The pact’s current focus is mainly on demand. The participating countries want to promote the circular procurement of IT products by setting up ‘buyer groups’. By joining forces and using their joint purchasing power, buyers can demonstrate their intention to operate more socially and sustainably in this area. The idea is that this will encourage producers to accelerate the development of circular IT. However, this still leaves out an important element. To reduce the mountain of waste from discarded computers, laptops and smartphones, the focus must also be on extending lifespans. Today, the lifespan of IT hardware is only three to five years, so the annual IT waste mountain continues to pile up. The solution lies in extending this lifecycle to at least five to ten years – drastically reducing the burden on the environment and creating less reliance on mining scarce raw materials, as well as less CO2 emissions during production and transport.
However, in the competitive, price-driven IT market, more is needed to encourage those buyers to get moving. To start with, it means abandoning the persistent misconception that ‘circular’ is by definition inferior to ‘new’. Buyers think that end-users only want the latest generation hardware with the best specifications, while usually only a small part of the functionalities is used.
Moreover, thanks to the cloud, the ‘arms race’ between software and hardware is a thing of the past. Now, end-users only need a screen and a fast internet connection. Circular products meet virtually all quality requirements for IT, plus also extends the lifespan of IT products.
Research by the European Commission shows that two out of three European consumers want to be able to use their IT devices for longer, provided they do not have to compromise on the performance and computing power of their equipment. End-users, therefore, are actually ready for the transition to circular IT.

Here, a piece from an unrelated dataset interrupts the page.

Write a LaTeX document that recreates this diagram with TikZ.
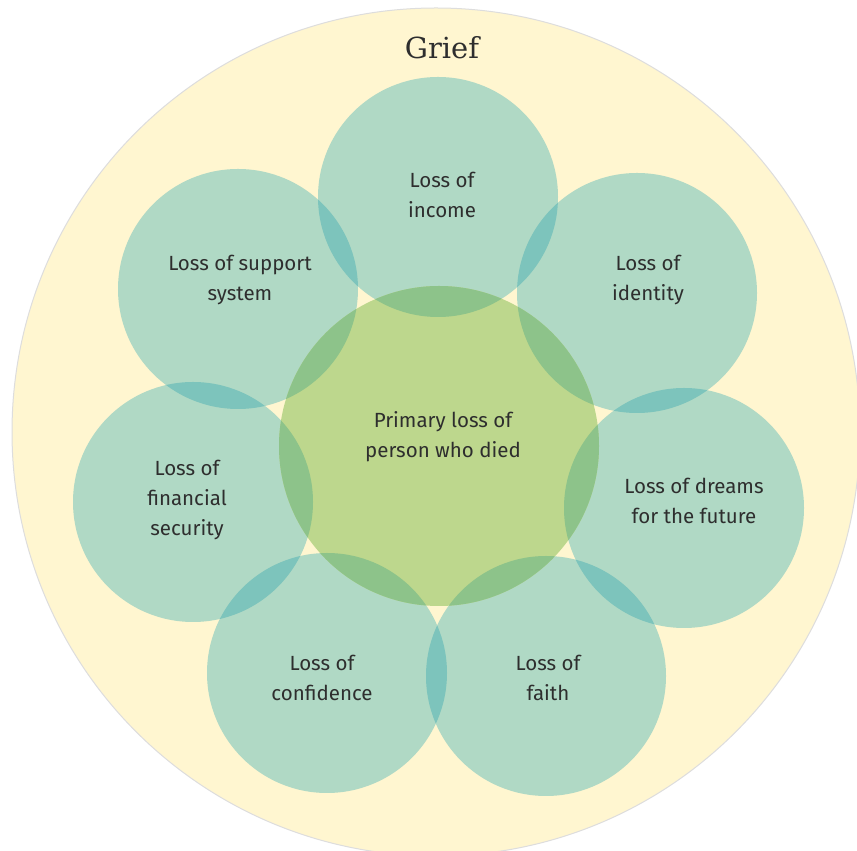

If we want to achieve the objectives of the Paris Climate Agreement, it is high time that buyers open their eyes too. In practice, unfortunately, there are still too many incentives to choose ‘new’ over ‘circular’. The government can make this attractive with the right financial incentives. A good example of how this works successfully are the tax schemes and subsidies for electric cars. After a hesitant start, citizens and companies have embraced this form of transport en masse. In terms of adoption, the circular IT market is just as much in its infancy as in the early years of electric driving. At first, the market and suppliers were reluctant to accept electric cars, until legislation created a situation in which the market could start moving. After many incentives and subsidies, this relatively new market received an enormous boost, resulting in them achieving their desired social impact. Why couldn’t this be replicated for circular IT? There is no reason why not.
It is now a matter of lowering the threshold for companies. For example, during the rise of the electric car, the government withheld additional taxation but failed to provide similar incentives for circular IT – which was a missed opportunity. If this level of incentive was applied to IT then there is no doubt you’d kill the proverbial two birds with one stone: it is less expensive, more in line with the preferences of end-users and it makes a substantial contribution to achieving our climate objectives.